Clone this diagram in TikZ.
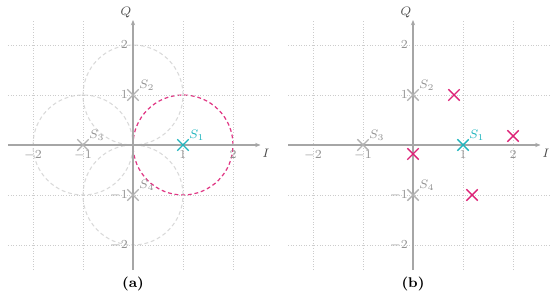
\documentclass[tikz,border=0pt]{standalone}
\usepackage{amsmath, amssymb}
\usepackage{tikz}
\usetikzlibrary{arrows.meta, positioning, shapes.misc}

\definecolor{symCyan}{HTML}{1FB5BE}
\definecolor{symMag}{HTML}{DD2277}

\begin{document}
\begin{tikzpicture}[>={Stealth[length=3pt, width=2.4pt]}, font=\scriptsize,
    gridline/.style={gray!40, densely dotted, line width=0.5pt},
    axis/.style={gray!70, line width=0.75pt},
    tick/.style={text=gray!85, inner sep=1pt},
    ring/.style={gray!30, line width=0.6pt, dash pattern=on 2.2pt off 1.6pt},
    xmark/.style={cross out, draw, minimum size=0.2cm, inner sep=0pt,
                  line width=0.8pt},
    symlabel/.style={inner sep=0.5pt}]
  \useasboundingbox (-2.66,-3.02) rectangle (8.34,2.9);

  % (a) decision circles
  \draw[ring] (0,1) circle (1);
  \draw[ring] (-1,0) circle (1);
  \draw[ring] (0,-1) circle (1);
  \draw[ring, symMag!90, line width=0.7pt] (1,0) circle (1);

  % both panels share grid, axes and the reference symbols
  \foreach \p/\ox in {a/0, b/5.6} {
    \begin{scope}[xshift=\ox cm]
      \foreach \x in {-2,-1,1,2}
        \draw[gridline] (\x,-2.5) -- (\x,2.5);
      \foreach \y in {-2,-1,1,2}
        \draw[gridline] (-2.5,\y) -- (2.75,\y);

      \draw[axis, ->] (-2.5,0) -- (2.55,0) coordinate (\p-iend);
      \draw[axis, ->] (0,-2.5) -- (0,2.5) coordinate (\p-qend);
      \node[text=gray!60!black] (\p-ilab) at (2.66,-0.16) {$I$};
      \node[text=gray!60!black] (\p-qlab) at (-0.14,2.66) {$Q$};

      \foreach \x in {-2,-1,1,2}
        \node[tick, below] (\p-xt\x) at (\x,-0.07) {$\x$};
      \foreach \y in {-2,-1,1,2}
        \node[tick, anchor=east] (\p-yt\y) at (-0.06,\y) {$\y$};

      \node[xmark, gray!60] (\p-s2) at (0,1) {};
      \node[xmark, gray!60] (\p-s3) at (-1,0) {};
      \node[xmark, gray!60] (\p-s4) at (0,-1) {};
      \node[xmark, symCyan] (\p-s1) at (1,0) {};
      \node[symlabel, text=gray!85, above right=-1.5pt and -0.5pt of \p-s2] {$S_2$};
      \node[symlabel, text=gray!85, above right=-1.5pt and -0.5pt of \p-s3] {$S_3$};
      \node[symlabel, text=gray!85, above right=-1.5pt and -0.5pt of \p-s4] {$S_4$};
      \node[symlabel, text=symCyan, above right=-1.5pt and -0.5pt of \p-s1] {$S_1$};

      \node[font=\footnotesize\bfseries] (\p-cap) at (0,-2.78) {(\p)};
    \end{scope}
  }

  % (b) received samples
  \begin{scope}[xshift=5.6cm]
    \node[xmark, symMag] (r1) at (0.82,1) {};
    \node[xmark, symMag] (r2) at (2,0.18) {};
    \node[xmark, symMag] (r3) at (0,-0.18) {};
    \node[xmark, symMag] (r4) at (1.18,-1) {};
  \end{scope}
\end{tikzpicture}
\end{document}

■ **GIVEN TASK**
Quote the data above in full and without alteration; skip the pictures.

■ **SOLVED PROBLEM**
Clone this diagram in TikZ.
\documentclass[tikz,border=0pt]{standalone}
\usepackage{amsmath, amssymb}
\usepackage{tikz}
\usetikzlibrary{arrows.meta, positioning, shapes.misc}

\definecolor{symCyan}{HTML}{1FB5BE}
\definecolor{symMag}{HTML}{DD2277}

\begin{document}
\begin{tikzpicture}[>={Stealth[length=3pt, width=2.4pt]}, font=\scriptsize,
    gridline/.style={gray!40, densely dotted, line width=0.5pt},
    axis/.style={gray!70, line width=0.75pt},
    tick/.style={text=gray!85, inner sep=1pt},
    ring/.style={gray!30, line width=0.6pt, dash pattern=on 2.2pt off 1.6pt},
    xmark/.style={cross out, draw, minimum size=0.2cm, inner sep=0pt,
                  line width=0.8pt},
    symlabel/.style={inner sep=0.5pt}]
  \useasboundingbox (-2.66,-3.02) rectangle (8.34,2.9);

  % (a) decision circles
  \draw[ring] (0,1) circle (1);
  \draw[ring] (-1,0) circle (1);
  \draw[ring] (0,-1) circle (1);
  \draw[ring, symMag!90, line width=0.7pt] (1,0) circle (1);

  % both panels share grid, axes and the reference symbols
  \foreach \p/\ox in {a/0, b/5.6} {
    \begin{scope}[xshift=\ox cm]
      \foreach \x in {-2,-1,1,2}
        \draw[gridline] (\x,-2.5) -- (\x,2.5);
      \foreach \y in {-2,-1,1,2}
        \draw[gridline] (-2.5,\y) -- (2.75,\y);

      \draw[axis, ->] (-2.5,0) -- (2.55,0) coordinate (\p-iend);
      \draw[axis, ->] (0,-2.5) -- (0,2.5) coordinate (\p-qend);
      \node[text=gray!60!black] (\p-ilab) at (2.66,-0.16) {$I$};
      \node[text=gray!60!black] (\p-qlab) at (-0.14,2.66) {$Q$};

      \foreach \x in {-2,-1,1,2}
        \node[tick, below] (\p-xt\x) at (\x,-0.07) {$\x$};
      \foreach \y in {-2,-1,1,2}
        \node[tick, anchor=east] (\p-yt\y) at (-0.06,\y) {$\y$};

      \node[xmark, gray!60] (\p-s2) at (0,1) {};
      \node[xmark, gray!60] (\p-s3) at (-1,0) {};
      \node[xmark, gray!60] (\p-s4) at (0,-1) {};
      \node[xmark, symCyan] (\p-s1) at (1,0) {};
      \node[symlabel, text=gray!85, above right=-1.5pt and -0.5pt of \p-s2] {$S_2$};
      \node[symlabel, text=gray!85, above right=-1.5pt and -0.5pt of \p-s3] {$S_3$};
      \node[symlabel, text=gray!85, above right=-1.5pt and -0.5pt of \p-s4] {$S_4$};
      \node[symlabel, text=symCyan, above right=-1.5pt and -0.5pt of \p-s1] {$S_1$};

      \node[font=\footnotesize\bfseries] (\p-cap) at (0,-2.78) {(\p)};
    \end{scope}
  }

  % (b) received samples
  \begin{scope}[xshift=5.6cm]
    \node[xmark, symMag] (r1) at (0.82,1) {};
    \node[xmark, symMag] (r2) at (2,0.18) {};
    \node[xmark, symMag] (r3) at (0,-0.18) {};
    \node[xmark, symMag] (r4) at (1.18,-1) {};
  \end{scope}
\end{tikzpicture}
\end{document}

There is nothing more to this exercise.